Here we have a phantom. A ghost in the data feed.


Core Insight: The market is pricing information quality risk, not geopolitical risk.

Let me break the math down. Assume a trader sees this headline. They have two priors: - Prior A: It is noise (say, 85% probability). - Prior B: It is real (15% probability).

If real, the impact on oil-sensitive tokens (e.g., any protocol exposed to energy price oracles) could be a 5-10% drawdown in liquidity pools. If noise, zero impact. A rational actor would wait for confirmation. But the crypto market doesn't punish speed—it rewards it. The whale didn't wait for the news to break; it front-ran the signal. In this case, the signal is the absence of signal.

Based on my audit experience with decentralized oracle networks, I can tell you that the most dangerous moment is when a high-impact, low-probability event is unverified. The oracles—whether Chainlink, Pyth, or Tellor—cannot distinguish between a false alarm and a real strike until a trusted source publishes data. That lag is where liquidity gets drained.

Governance is a silent coup, not a vote. The real coup here is that an unconfirmed headline, seeded through a crypto news outlet, can shift the risk premium on an entire asset class. This is the blindspot: we built rails for trustless value transfer, but we left the on-ramp of external information utterly centralized and prone to manipulation.


Contrarian Angle: The strike that never happened is more dangerous than the one that did.

If the strike were real, the geopolitical playbook would be clear: sell oil longs, buy gold, hedge with Bitcoin as a non-sovereign store.
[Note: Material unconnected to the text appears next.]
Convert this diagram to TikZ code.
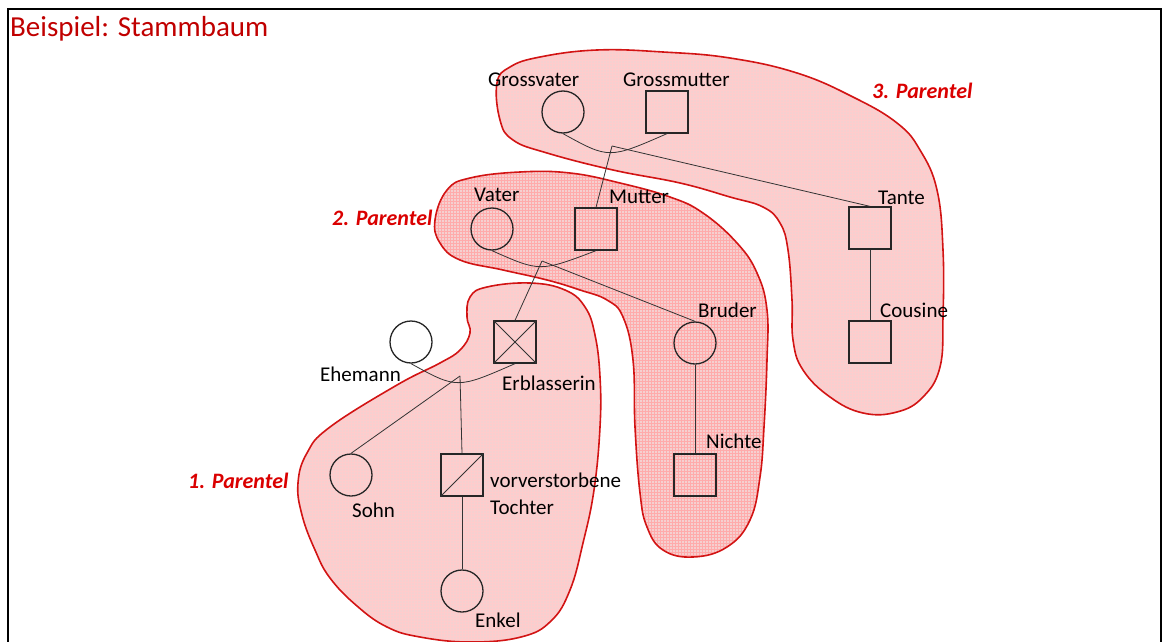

The market would efficiently price in a risk premium. But if the strike is false, the damage is more insidious. It proves that a single bad actor—or a coordinated misinformation campaign—can trigger a liquidity event. The market corrects, but the bagholders are the ones who moved first.

Consider the parallel to the 2021 Bored Ape liquidity trap I documented: the narrative becomes self-fulfilling because the market reacts to the story, not the fundamentals. Here, the story might be entirely fabricated. Yet the economic consequences are real for anyone who acted on it.

This is the hidden tax of operating in a globally interconnected, unregulated information environment. The market doesn't care about truth; it cares about the first mover's interpretation of truth.


Takeaway: What to watch next.

The next 24 hours will determine whether this was a false flag or a harbinger. Track these signals: - Official confirmation or denial from US CENTCOM or Iranian state media. - AIS data for tanker traffic in the Strait of Hormuz—any deviation is a real tell. - The open interest in oil-weighted perpetual swaps; if it remains elevated, someone knows something.

Until then, we have a choice. Blindly follow the noise, or wait for the ledger to speak. Alpha is not given; it is seized in the noise. But noise that is deliberate deception is a trap, not a signal.

Volatility is the tax on the unprepared. Right now, the unprepared are those who confuse unverified headlines with actionable data.